Smith leading victories while learning on job

Quarterback Alex Smith admitted after Sunday's game that he played "average." But after 49ers coach Mike Nolan watched the film, he felt a lot better about the way his second-year signal-caller fared in the 19-13 victory over the Lions.

"Alex Smith had a really good game," Nolan said. "He continued to get first downs, moved the ball, and made some plays, whether it was shoving the ball out there or running for a first down. He avoided two or three blitzes in the game and got the ball checked down."

Smith completed 14 of 20 passes for 136 yards with no touchdowns and no interceptions. But he still made some mistakes that can be attributed to his youth.

On a second-and-2 play from the Lions' 12 in the first quarter, Smith passed up open tight end Eric Johnson to take a shot in the end zone to wideout Arnaz Battle. But Battle was out of bounds. The 49ers did not get the first down and settled for a short Joe Nedney field goal.

"He could have dinked him the ball and gotten the first down," Nolan said. "Instead, he tried to hit Arnaz Battle in the corner of the end zone for a touchdown. There were a few plays like that and I said to him, 'I want to remind you of something - it's not your job to win the game. It's your job to manage the game so that we can win it. I don't know if that's where you're at right now, but I want you to understand it.'"

Then, in the fourth quarter, Smith made a questionable decision because he became too cautious.

"Now what happened is a few series later, he had somebody down the field and he dinks it to the tight end right in front of him, who gets flipped in the air for about a 2-yard gain," Nolan said. "I thought, 'I just need to shut up and let him play.' I think that is the case for him."

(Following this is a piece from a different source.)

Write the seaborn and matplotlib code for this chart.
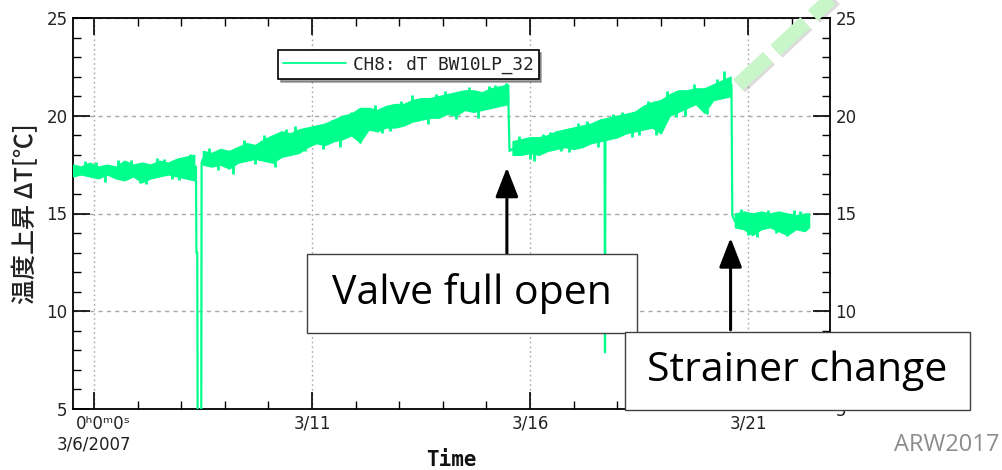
import numpy as np
import pandas as pd
import matplotlib
matplotlib.use("Agg")
import matplotlib.pyplot as plt
import matplotlib.patheffects as pe
from matplotlib.lines import Line2D
from matplotlib.patches import Rectangle
from matplotlib.ticker import MultipleLocator
import seaborn as sns

# ---------------- data (days since 3/6/2007 0h) ----------------
seg1_t = [-0.48, -0.3, -0.1, 0.1, 0.3, 0.5, 0.7, 0.9, 1.1, 1.3, 1.5, 1.7, 1.9, 2.1, 2.3]
seg1_hi = [17.5, 17.4, 17.6, 17.4, 17.5, 17.4, 17.7, 17.5, 17.6, 17.5, 17.7, 17.6, 17.8, 17.9, 18.0]
seg1_lo = [16.9, 17.0, 16.9, 16.8, 17.0, 16.8, 16.7, 16.9, 16.6, 16.8, 16.9, 17.0, 16.9, 16.8, 16.7]

seg2_t = [2.5, 2.7, 2.9, 3.1, 3.3, 3.5, 3.7, 3.9, 4.1, 4.3, 4.5, 4.7, 4.9, 5.1, 5.3, 5.5, 5.7, 5.9,
          6.1, 6.3, 6.5, 6.7, 6.9, 7.1, 7.3, 7.5, 7.7, 7.9, 8.1, 8.3, 8.5, 8.7, 8.9, 9.1, 9.3, 9.5]
seg2_hi = [18.2, 18.1, 18.3, 18.2, 18.4, 18.6, 18.5, 18.8, 19.0, 19.2, 19.1, 19.3, 19.4, 19.5, 19.6, 19.8, 20.0, 20.1,
           20.4, 20.4, 20.3, 20.5, 20.6, 20.6, 20.8, 20.9, 20.9, 21.0, 21.1, 21.2, 21.3, 21.3, 21.2, 21.4, 21.5, 21.6]
seg2_lo = [17.5, 17.4, 17.5, 17.3, 17.6, 17.7, 17.8, 17.7, 17.6, 17.9, 18.0, 18.1, 18.4, 18.6, 18.5, 18.7, 18.8, 19.0,
           18.65, 19.3, 19.2, 19.4, 19.4, 19.5, 19.7, 19.8, 19.9, 19.9, 20.1, 20.0, 20.3, 20.2, 20.3, 20.4, 20.5, 20.6]

seg3_t = [9.6, 9.8, 10.0, 10.2, 10.4, 10.6, 10.8, 11.0, 11.2, 11.4, 11.6, 11.8, 12.0, 12.2, 12.4, 12.6, 12.8,
          13.0, 13.2, 13.4, 13.6, 13.8, 14.0, 14.2, 14.4, 14.6]
seg3_hi = [18.7, 18.8, 18.9, 18.9, 19.0, 19.2, 19.3, 19.4, 19.5, 19.6, 19.8, 19.9, 20.0, 20.1, 20.2, 20.5, 20.7,
           20.8, 21.1, 21.3, 21.3, 21.4, 21.4, 21.6, 21.8, 22.0]
seg3_lo = [18.0, 18.0, 18.1, 18.0, 18.2, 18.3, 18.4, 18.3, 18.4, 18.6, 18.7, 18.8, 18.9, 19.1, 19.2, 19.3, 19.4,
           19.1, 20.0, 20.2, 20.4, 20.6, 20.15, 20.8, 20.9, 21.0]

seg4_t = [14.7, 14.9, 15.1, 15.3, 15.5, 15.7, 15.9, 16.1, 16.3, 16.4]
seg4_hi = [15.0, 15.1, 15.0, 15.1, 15.0, 15.1, 15.0, 14.9, 15.0, 15.0]
seg4_lo = [14.3, 14.2, 13.9, 14.2, 14.3, 14.1, 13.9, 14.2, 14.1, 14.3]

# transitions / drop-outs (time, value)
drop1_t = [2.30, 2.34, 2.35, 2.37, 2.38, 2.46, 2.47, 2.50]
drop1_v = [17.4, 17.4, 13.0, 13.0, 3.0, 3.0, 17.6, 17.8]
valve_t = [9.48, 9.50, 9.53, 9.60]
valve_v = [21.2, 21.2, 18.2, 18.3]
spike_t = [11.70, 11.71, 11.72, 11.73]
spike_v = [19.2, 19.2, 7.9, 19.2]
strainer_t = [14.58, 14.62, 14.64, 14.70]
strainer_v = [21.6, 21.6, 14.9, 14.6]

# short noise spikes sticking out of the band (time, tip value, base value)
tip_t = [-0.2, 0.05, 0.25, 0.55, 0.85, 1.05, 1.2, 1.45, 1.6, 1.8, 1.95, 2.2, 2.65, 2.85, 3.2, 3.45, 3.7, 3.9,
         4.15, 4.4, 4.6, 4.85, 5.25, 5.45, 5.65, 5.9, 6.1, 6.45, 6.6, 6.8, 7.05, 7.3, 7.65, 7.85, 8.05, 8.3,
         8.6, 8.8, 9.05, 9.2, 9.45, 9.75, 10.0, 10.1, 10.3, 10.45, 10.7, 10.9, 11.1, 11.3, 11.55, 11.9, 12.1,
         12.35, 12.5, 12.7, 12.9, 13.15, 13.35, 13.55, 13.75, 14.06, 14.3, 14.45, 14.85, 15.0, 15.2, 15.45,
         15.65, 15.9, 16.05, 16.2]
tip_v = [17.7, 17.65, 16.6, 17.75, 17.75, 16.55, 16.5, 17.85, 17.8, 16.75, 16.7, 18.05, 18.35, 17.25, 17.0, 18.75,
         17.55, 19.0, 17.4, 19.3, 19.5, 18.2, 18.3, 19.8, 18.4, 20.2, 18.6, 20.55, 19.1, 19.2, 20.75, 21.05,
         19.6, 21.1, 21.25, 19.85, 21.45, 19.9, 21.5, 21.55, 21.7, 18.95, 17.8, 17.7, 19.05, 19.15, 18.2,
         18.15, 19.65, 19.75, 18.4, 20.1, 20.2, 18.9, 19.0, 20.75, 19.0, 21.25, 19.95, 20.0, 21.6, 20.1,
         21.9, 22.3, 15.25, 13.9, 13.8, 15.2, 14.0, 13.85, 15.2, 15.15]
tip_base = [17.2, 17.2, 17.2, 17.2, 17.2, 17.2, 17.2, 17.2, 17.2, 17.3, 17.3, 17.4, 17.8, 17.8, 17.7, 18.2,
            18.1, 18.3, 18.1, 18.6, 18.7, 18.8, 19.0, 19.1, 19.2, 19.4, 19.6, 19.8, 19.8, 19.9, 20.0, 20.3,
            20.3, 20.4, 20.6, 20.5, 20.8, 20.7, 20.8, 20.9, 21.0, 18.4, 18.5, 18.5, 18.5, 18.6, 18.7, 18.8,
            18.9, 19.0, 19.2, 19.3, 19.5, 19.6, 19.7, 20.0, 20.0, 20.6, 20.7, 20.8, 21.0, 20.9, 21.2, 21.4,
            14.6, 14.6, 14.6, 14.6, 14.6, 14.6, 14.6, 14.6]

x_tick_days = [0, 5, 10, 15]
x_tick_labels = ["0ʰ0ᵐ0ˢ\n3/6/2007", "3/11", "3/16", "3/21"]
y_ticks = [5, 10, 15, 20, 25]
legend_label = "CH8: dT BW10LP_32"
GREEN = "#00ff8c"

# ---------------- figure ----------------
sns.set_theme(style="white")
plt.rcParams["font.family"] = ["DejaVu Sans", "Noto Sans CJK JP"]

W, H = 1003, 470
fig = plt.figure(figsize=(W / 100, H / 100), dpi=100)
fig.patch.set_facecolor("white")
fx = lambda px: px / W
fy = lambda py: 1 - py / H

ax = fig.add_axes([fx(73), fy(409), fx(830) - fx(73), fy(18) - fy(409)])
ax.set_facecolor("white")

for t, lo, hi in [(seg1_t, seg1_lo, seg1_hi), (seg2_t, seg2_lo, seg2_hi),
                  (seg3_t, seg3_lo, seg3_hi), (seg4_t, seg4_lo, seg4_hi)]:
    ax.fill_between(t, lo, hi, color=GREEN, lw=1.0, edgecolor=GREEN, zorder=3)

for t, v in [(drop1_t, drop1_v), (valve_t, valve_v), (spike_t, spike_v), (strainer_t, strainer_v)]:
    sns.lineplot(x=t, y=v, ax=ax, color=GREEN, lw=1.6, sort=False, estimator=None, zorder=3)
ax.vlines(tip_t, tip_base, tip_v, color=GREEN, lw=2.0, zorder=3)

ax.set_xlim(-0.48, 16.88)
ax.set_ylim(5, 25)

ax.set_xticks(x_tick_days)
ax.set_xticklabels(x_tick_labels)
ax.xaxis.set_minor_locator(MultipleLocator(1))
ax.set_yticks(y_ticks)
ax.yaxis.set_minor_locator(MultipleLocator(1))

for side in ["left", "right", "top", "bottom"]:
    ax.spines[side].set_visible(True)
    ax.spines[side].set_color("black")
    ax.spines[side].set_linewidth(1.3)

ax.tick_params(which="major", direction="in", length=12, width=1.2, color="black",
               top=True, right=True, bottom=True, left=True, labelright=True,
               labelsize=12, labelcolor="#222222", pad=4)
ax.tick_params(which="minor", direction="in", length=6, width=1.0, color="black",
               top=True, right=True, bottom=True, left=True)
first = ax.get_xticklabels()[0]
first.set_multialignment("right")
first.set_horizontalalignment("center")

ax.xaxis.grid(True, which="major", color="#a8a8a8", ls=(0, (1.2, 2.2)), lw=1.0)
ax.yaxis.grid(True, which="major", color="#a8a8a8", ls=(0, (3, 3)), lw=1.0)
ax.set_axisbelow(True)

ax.set_ylabel("温度上昇 ΔT[℃]", fontsize=18, family=["Noto Sans CJK JP", "DejaVu Sans"],
              fontweight="medium", color="#222222")
ax.yaxis.set_label_coords(-0.045, 0.5)
ax.set_xlabel("Time", fontsize=15, family="DejaVu Sans Mono", fontweight="bold", color="#111111")
ax.xaxis.set_label_coords(0.5, -0.105)

# legend
handle = Line2D([0], [0], color=GREEN, lw=1.3)
leg = ax.legend([handle], [legend_label], loc="upper left",
                bbox_to_anchor=(fx(278), fy(50)), bbox_transform=fig.transFigure,
                frameon=True, fancybox=False, shadow=True, borderaxespad=0,
                prop={"family": "DejaVu Sans Mono", "size": 12.8},
                handlelength=3.5, handletextpad=0.4, borderpad=0.3)
leg.get_frame().set_edgecolor("black")
leg.get_frame().set_linewidth(1.2)
for txt in leg.get_texts():
    txt.set_color("#222222")

# arrows
ax.annotate("", xy=(9.47, 17.35), xytext=(9.47, 12.85),
            arrowprops=dict(arrowstyle="-|>,head_length=0.9,head_width=0.35",
                            color="black", lw=2.2, mutation_scale=20, shrinkA=0, shrinkB=0), zorder=6)
ax.annotate("", xy=(14.6, 13.75), xytext=(14.6, 9.05),
            arrowprops=dict(arrowstyle="-|>,head_length=0.9,head_width=0.35",
                            color="black", lw=2.2, mutation_scale=20, shrinkA=0, shrinkB=0), zorder=6)

# text boxes
def box(x0, y0, x1, y1, text, size):
    fig.patches.append(Rectangle((fx(x0), fy(y1)), fx(x1) - fx(x0), fy(y0) - fy(y1),
                                 transform=fig.transFigure, facecolor="white",
                                 edgecolor="#404040", lw=1.0, zorder=5))
    fig.text(fx((x0 + x1) / 2), fy((y0 + y1) / 2), text, ha="center", va="center",
             fontsize=size, family="Open Sans", color="black", zorder=6)

box(307, 254, 637, 333, "Valve full open", 29.5)
box(625, 332, 970, 410, "Strainer change", 29.5)

fig.text(fx(1000), fy(451), "ARW2017", ha="right", va="baseline", fontsize=17,
         family="Open Sans", color="#8c8c8c")

# light-green dashed overlay line
ln = Line2D([fx(738), fx(836)], [fy(85), fy(-6)], transform=fig.transFigure,
            color="#c9f6c9", lw=10.5, ls=(0, (2.8, 0.7)), solid_capstyle="butt",
            dash_capstyle="butt", zorder=7,
            path_effects=[pe.SimpleLineShadow(offset=(1.5, -1.5), alpha=0.15), pe.Normal()])
fig.lines.append(ln)

fig.savefig("out.png", dpi=100, facecolor="white")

The 49ers certainly did not take advantage of all their opportunities Sunday. After turnovers they took over at the Lions' 32, the Lions' 26 and the 49ers' 49. But they managed only six points out of that great field position.

"It could've been a lot of worse; we left a lot of points on the field," Smith said. "It could've been 21 instead of six. We still have a long way to go."

It's that attitude that Smith has that helps Nolan believe that he will continue to strive to get better throughout his career.

Smith will make his 17th career start Sunday against the Seattle Seahawks, and it could be one of his biggest so far. The 49ers can get within a game of first-place Seattle in the NFC West and jump into the thick of the playoff chase with a victory.

Smith was the No. 1 overall pick in the draft last year. Nolan was asked if he believes Smith will "arrive" in his third season.

"I don't know if it'll be the third year," Nolan said. "I'll say this, I hope Alex doesn't arrive in his third year, because I hope Alex arrives in year 12 or 13. What I mean by that is that along the way, every year, he thinks he might have (arrived), but he just keeps getting better. One of the things I talked about when we took him is that that's the kind of guy he is. He's got great work ethic.

"I'd like to think that he would get better each and every year, because he does the things that it takes to get better. Alex's personality is not one of 'Hey, I've arrived!' or "Boy, wasn't that a great game? Aren't I great?' That's not Alex. Alex was very critical of himself (Sunday night). He was talking about the game and he said, 'I missed some plays.' Yeah, he missed some plays, but he also took his team to a victory."

And that's the bottom line. Smith learns from his mistakes and usually doesn't repeat them, and he also is getting down the finer details of managing a game.

He also has the 49ers on their second two-game winning streak since he returned to the starting lineup from a knee injury with five games remaining last season. Smith now is 6-5 in his last 11 NFL starts after going 0-5 in his first five career starts.